**Exercise details**
Quote all of the data that follows exactly as written, skipping the images.
───── Data provided
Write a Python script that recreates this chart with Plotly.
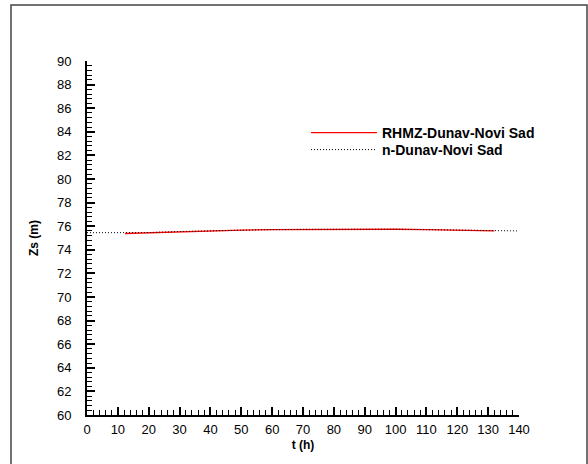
import plotly.graph_objects as go

# Data
t_obs = [12.3, 20, 30, 40, 50, 60, 70, 80, 90, 100, 110, 120, 132]
zs_obs = [75.38, 75.45, 75.54, 75.62, 75.67, 75.71, 75.73, 75.75, 75.75, 75.74, 75.71, 75.67, 75.60]
t_mod = [0, 12.3, 20, 30, 40, 50, 60, 70, 80, 90, 100, 110, 120, 132, 139.5]
zs_mod = [75.45, 75.42, 75.46, 75.55, 75.62, 75.67, 75.71, 75.73, 75.75, 75.75, 75.74, 75.71, 75.67, 75.61, 75.60]
name_obs = "RHMZ-Dunav-Novi Sad"
name_mod = "n-Dunav-Novi Sad"

W, H = 588, 464
L, R, T, B = 87, 69, 61, 49
pw, ph = W - L - R, H - T - B

FONT = "Liberation Sans, Arial"

fig = go.Figure()
fig.add_trace(go.Scatter(x=t_obs, y=zs_obs, mode="lines", name=name_obs, legend="legend",
                         showlegend=True, line=dict(color="#ff0000", width=1.3)))
fig.add_trace(go.Scatter(x=t_mod, y=zs_mod, mode="lines", name=name_mod, legend="legend2",
                         showlegend=True, line=dict(color="#000000", width=1, dash="1px,2px")))

def px2x(px):
    return (px - L) / pw

def py2y(py):
    return (H - B - py) / ph

axis_common = dict(showgrid=False, zeroline=False, showline=True, linecolor="black",
                   linewidth=2, ticks="inside", tickcolor="black", tickwidth=1.5,
                   ticklen=8, automargin=False,
                   tickfont=dict(family=FONT, size=13, color="black"))

fig.update_xaxes(range=[0, 140], dtick=10, tick0=0, ticklabelstandoff=1,
                 minor=dict(ticks="inside", dtick=2, ticklen=5, tickcolor="black", tickwidth=1),
                 title=dict(text="<b>t (h)</b>", font=dict(family=FONT, size=12, color="black"), standoff=5),
                 **axis_common)
fig.update_yaxes(range=[60, 90], dtick=2, tick0=60, ticklabelstandoff=11,
                 minor=dict(ticks="inside", dtick=0.4, ticklen=5, tickcolor="black", tickwidth=1),
                 title=dict(text="<b>Zs (m)</b>", font=dict(family=FONT, size=12, color="black"), standoff=16),
                 **axis_common)

leg_common = dict(xanchor="left", yanchor="top", bgcolor="rgba(0,0,0,0)", itemwidth=66,
                  font=dict(family=FONT, size=14, color="black", weight="bold"))

fig.update_layout(
    width=W, height=H,
    showlegend=True,
    margin=dict(l=L, r=R, t=T, b=B),
    paper_bgcolor="white", plot_bgcolor="white",
    font=dict(family=FONT, color="black"),
    legend=dict(x=px2x(306), y=py2y(117), **leg_common),
    legend2=dict(x=px2x(306), y=py2y(134), **leg_common),
    shapes=[dict(type="rect", xref="paper", yref="paper",
                 x0=px2x(11), x1=px2x(587), y0=py2y(480), y1=py2y(5),
                 line=dict(color="#444444", width=1.5), fillcolor="rgba(0,0,0,0)", layer="below")],
)

fig.write_html("out.html", config={"displayModeBar": False},
               post_script="document.body.style.margin='0';")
──────────
**Answer to this task**
Write a Python script that recreates this chart with Plotly.
import plotly.graph_objects as go

# Data
t_obs = [12.3, 20, 30, 40, 50, 60, 70, 80, 90, 100, 110, 120, 132]
zs_obs = [75.38, 75.45, 75.54, 75.62, 75.67, 75.71, 75.73, 75.75, 75.75, 75.74, 75.71, 75.67, 75.60]
t_mod = [0, 12.3, 20, 30, 40, 50, 60, 70, 80, 90, 100, 110, 120, 132, 139.5]
zs_mod = [75.45, 75.42, 75.46, 75.55, 75.62, 75.67, 75.71, 75.73, 75.75, 75.75, 75.74, 75.71, 75.67, 75.61, 75.60]
name_obs = "RHMZ-Dunav-Novi Sad"
name_mod = "n-Dunav-Novi Sad"

W, H = 588, 464
L, R, T, B = 87, 69, 61, 49
pw, ph = W - L - R, H - T - B

FONT = "Liberation Sans, Arial"

fig = go.Figure()
fig.add_trace(go.Scatter(x=t_obs, y=zs_obs, mode="lines", name=name_obs, legend="legend",
                         showlegend=True, line=dict(color="#ff0000", width=1.3)))
fig.add_trace(go.Scatter(x=t_mod, y=zs_mod, mode="lines", name=name_mod, legend="legend2",
                         showlegend=True, line=dict(color="#000000", width=1, dash="1px,2px")))

def px2x(px):
    return (px - L) / pw

def py2y(py):
    return (H - B - py) / ph

axis_common = dict(showgrid=False, zeroline=False, showline=True, linecolor="black",
                   linewidth=2, ticks="inside", tickcolor="black", tickwidth=1.5,
                   ticklen=8, automargin=False,
                   tickfont=dict(family=FONT, size=13, color="black"))

fig.update_xaxes(range=[0, 140], dtick=10, tick0=0, ticklabelstandoff=1,
                 minor=dict(ticks="inside", dtick=2, ticklen=5, tickcolor="black", tickwidth=1),
                 title=dict(text="<b>t (h)</b>", font=dict(family=FONT, size=12, color="black"), standoff=5),
                 **axis_common)
fig.update_yaxes(range=[60, 90], dtick=2, tick0=60, ticklabelstandoff=11,
                 minor=dict(ticks="inside", dtick=0.4, ticklen=5, tickcolor="black", tickwidth=1),
                 title=dict(text="<b>Zs (m)</b>", font=dict(family=FONT, size=12, color="black"), standoff=16),
                 **axis_common)

leg_common = dict(xanchor="left", yanchor="top", bgcolor="rgba(0,0,0,0)", itemwidth=66,
                  font=dict(family=FONT, size=14, color="black", weight="bold"))

fig.update_layout(
    width=W, height=H,
    showlegend=True,
    margin=dict(l=L, r=R, t=T, b=B),
    paper_bgcolor="white", plot_bgcolor="white",
    font=dict(family=FONT, color="black"),
    legend=dict(x=px2x(306), y=py2y(117), **leg_common),
    legend2=dict(x=px2x(306), y=py2y(134), **leg_common),
    shapes=[dict(type="rect", xref="paper", yref="paper",
                 x0=px2x(11), x1=px2x(587), y0=py2y(480), y1=py2y(5),
                 line=dict(color="#444444", width=1.5), fillcolor="rgba(0,0,0,0)", layer="below")],
)

fig.write_html("out.html", config={"displayModeBar": False},
               post_script="document.body.style.margin='0';")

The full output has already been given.